Hıştınma
Hıştınma
Nasıl anlatılır diye düşünmeye başlayınca, mutlaka bir çıkış yolu bulunuyor, bizde benzetmeler bitmiyor, yazalım ve okuyun, anlatmayı başaramadıysam şimdiden özür dilerim. Tabii bunu Taraklının tepelerinden ovaya bakıp ta anlatmak o kadar kolay ki, hele bir de yanında demli çay olursa.
Bir aile ile devleti karşılaştırmak istedim, ailenin adını da siz koyun, devletin adını da. Ailede baba evin bütçesini oğulla devretsin, devlette de hükümet değişmiş olsun. Yaptıklarına kimse karışmasın bizler beş, altı yıl izleyelim, sonrada oturup hesaplaşma zamanını bekleyelim, oğul mu devlet mi iyi yönetmiş bakalım.
Evin borcu biraz varken çoğalmış, devletin borcuda 150 milyarken 450 milyar olmuş, diye bizim önümüze bir hesap kitap koysunlar. Aklınıza ne gelir evin idaresini alan büyük oğlanın yeni bir arsa aldığı, kardeşine dükkân açtığı, çocuğunu okuttuğu, kendi iş yerini büyüttüğü gelir. Bizde bakalım devlet yeni fabrika mı açmış, yeni bir arsa mı almış, işsiz sayısını mı azaltmış. Barajlar, fabrikalar mı yapmış, borç çoğaldığına göre mutlaka bir şey yapılması lazım. Bakıyoruz yok, kocaman bir yok. Bizmi görmedik diye tanıdık tanımadık herkeze soralım dedik yeni yapılan bir şey var mı? Göremedik, sonsuz bir sıfırdan başka.

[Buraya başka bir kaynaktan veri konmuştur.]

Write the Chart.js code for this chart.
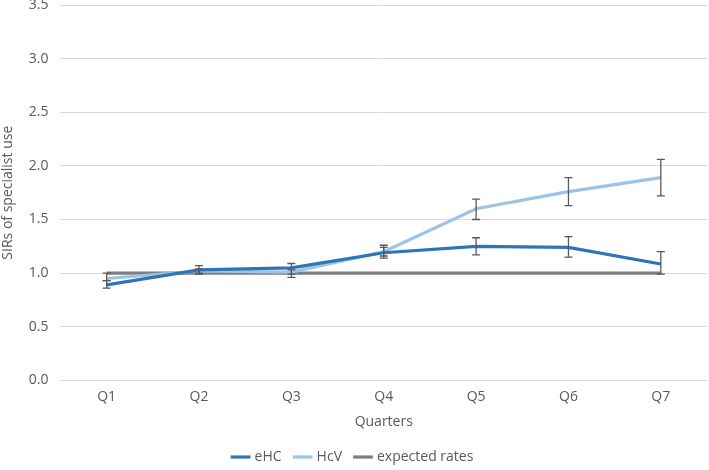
<!DOCTYPE html>
<html>
<head>
<meta charset="utf-8">
<script src="https://cdn.jsdelivr.net/npm/chart.js@4"></script>
<style>
  html, body { margin: 0; padding: 0; background: #fff; }
  #wrap { width: 709px; height: 470px; }
</style>
</head>
<body>
<div id="wrap"><canvas id="sirChart" width="709" height="470"></canvas></div>
<script>
const quarters = ['Q1', 'Q2', 'Q3', 'Q4', 'Q5', 'Q6', 'Q7'];
const eHC = [0.89, 1.03, 1.05, 1.19, 1.25, 1.24, 1.085];
const eHCLow = [0.86, 0.99, 0.96, 1.14, 1.17, 1.15, 0.99];
const eHCHigh = [0.93, 1.07, 1.09, 1.26, 1.33, 1.34, 1.20];
const hcV = [0.95, 1.02, 1.01, 1.20, 1.60, 1.76, 1.89];
const hcVLow = [0.93, 1.00, 0.99, 1.16, 1.50, 1.63, 1.72];
const hcVHigh = [1.00, 1.04, 1.03, 1.24, 1.69, 1.89, 2.06];
const expected = [1, 1, 1, 1, 1, 1, 1];
const yTicks = [0, 0.5, 1, 1.5, 2, 2.5, 3, 3.5];

const textGrey = '#595959';
const fontFamily = 'Open Sans, sans-serif';

// whiskers drawn through the y scale, like Excel error bars
const errorBars = {
  id: 'error-bars',
  afterDatasetsDraw(chart) {
    const c = chart.ctx;
    const y = chart.scales.y;
    c.save();
    c.strokeStyle = '#595959';
    c.lineWidth = 1.3;
    chart.data.datasets.forEach((ds, di) => {
      if (!ds.low) return;
      const meta = chart.getDatasetMeta(di);
      meta.data.forEach((pt, i) => {
        const top = y.getPixelForValue(ds.high[i]);
        const bot = y.getPixelForValue(ds.low[i]);
        c.beginPath();
        c.moveTo(pt.x, top); c.lineTo(pt.x, bot);
        c.moveTo(pt.x - 4, top); c.lineTo(pt.x + 4, top);
        c.moveTo(pt.x - 4, bot); c.lineTo(pt.x + 4, bot);
        c.stroke();
      });
    });
    c.restore();
  }
};

new Chart(document.getElementById('sirChart').getContext('2d'), {
  type: 'line',
  data: {
    labels: quarters,
    datasets: [
      { label: 'eHC', data: eHC, low: eHCLow, high: eHCHigh, borderColor: '#2e75b6', backgroundColor: '#2e75b6', borderWidth: 3.2, pointRadius: 0, tension: 0, order: 1 },
      { label: 'HcV', data: hcV, low: hcVLow, high: hcVHigh, borderColor: '#9dc3e6', backgroundColor: '#9dc3e6', borderWidth: 3.2, pointRadius: 0, tension: 0, order: 2 },
      { label: 'expected rates', data: expected, borderColor: '#7f7f7f', backgroundColor: '#7f7f7f', borderWidth: 3.2, pointRadius: 0, tension: 0, order: 3 }
    ]
  },
  options: {
    responsive: false,
    animation: false,
    layout: { padding: { top: 5, right: 2, left: 0, bottom: -4 } },
    plugins: {
      legend: {
        position: 'bottom',
        labels: {
          color: textGrey,
          font: { family: fontFamily, size: 14 },
          usePointStyle: true,
          pointStyle: 'line',
          boxWidth: 28,
          padding: 14
        }
      },
      tooltip: { enabled: false }
    },
    scales: {
      x: {
        offset: true,
        grid: { display: false },
        border: { display: false },
        ticks: { color: textGrey, font: { family: fontFamily, size: 14 }, padding: 0 },
        title: { display: true, text: 'Quarters', color: textGrey, font: { family: fontFamily, size: 14 }, padding: { top: 8, bottom: 6 } }
      },
      y: {
        min: 0,
        max: 3.5,
        afterBuildTicks(axis) { axis.ticks = yTicks.map(v => ({ value: v })); },
        afterFit(axis) { axis.paddingTop = 0; },
        grid: { color: '#d9d9d9', drawTicks: false },
        border: { display: false },
        ticks: { color: textGrey, font: { family: fontFamily, size: 14 }, padding: 12, callback: v => v.toFixed(1) },
        title: { display: true, text: 'SIRs of specialist use', color: textGrey, font: { family: fontFamily, size: 14 }, padding: { top: 0, bottom: 0 } }
      }
    }
  },
  plugins: [errorBars]
});
</script>
</body>
</html>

Birde ne bakalım, oğul devlet gibi babadan kalma arsaları satmış, kiralık birkaç ev vardı bunlar nerde dedik. Özelleştirdim dedi bize, olur mu demeye kalmadı, koca devlet özelleştiriyor, onu örnek almak lazım dedi. Nasıl verdin sorusuna ise, aylık 100 lira kira alıyordum bende yıllık 200 liraya amcaoğluna devrettim, kiracıyla uğraşmıyorum artık başımda rahat diye konuyu kapatıverdi.
Çoğalan borçları sorduk. Düşündük ki aile fertleri rahat, huzur içinde, bol paralı beş altı yıl geçirmişler. Devlete baktık, işçisi, memuru, esnafı, köylüsü mutlu birkaç yıl geçirmiştir. Nerde… Tam tersine vergi ve sıkıntı tepe tepeye gelmiş, ürünler ihraç edilmemiş tarlada kalmış. İşçiye zam yapılmamış, ezilmiş. Esnaf bol para görmemiş, memur ise tayin ve adam kayırma baskısıyla başını bile kaldıramamış.
Para dedik kesin dükkânda, büyük oğul, borç yapmış dükkânın sermayesini çoğaltmış, elindeki malları satmış dükkânı yenilemiş. Bizde dükkâna gidelim dedik, ne mi gördük malları azalmış, dükkân pislik içinde.
Be oğul biz sana güvendik, be oğul bu ne hal, bin defa öldürseydin bundan daha iyi idi, ne hale getirdin. Beş, altı yıl biz seni çok boş bırakmışız. Bak diğer iki kardeşinde kavga ediyor, ne söyledin onlara sen, söyle ne söyledin…..
Ne dedi biliyor musunuz, açılım yapacağım, huzur içinde yaşayacaksınız demiş.
Ne demek sana lazım biliyor musun, artık hıştınma, çöm yerine.
Hıştınma: yöresel, konuşma, ses çıkarma, sus demek.
Çöm: yöresel, otur yerine ve kalkma demek.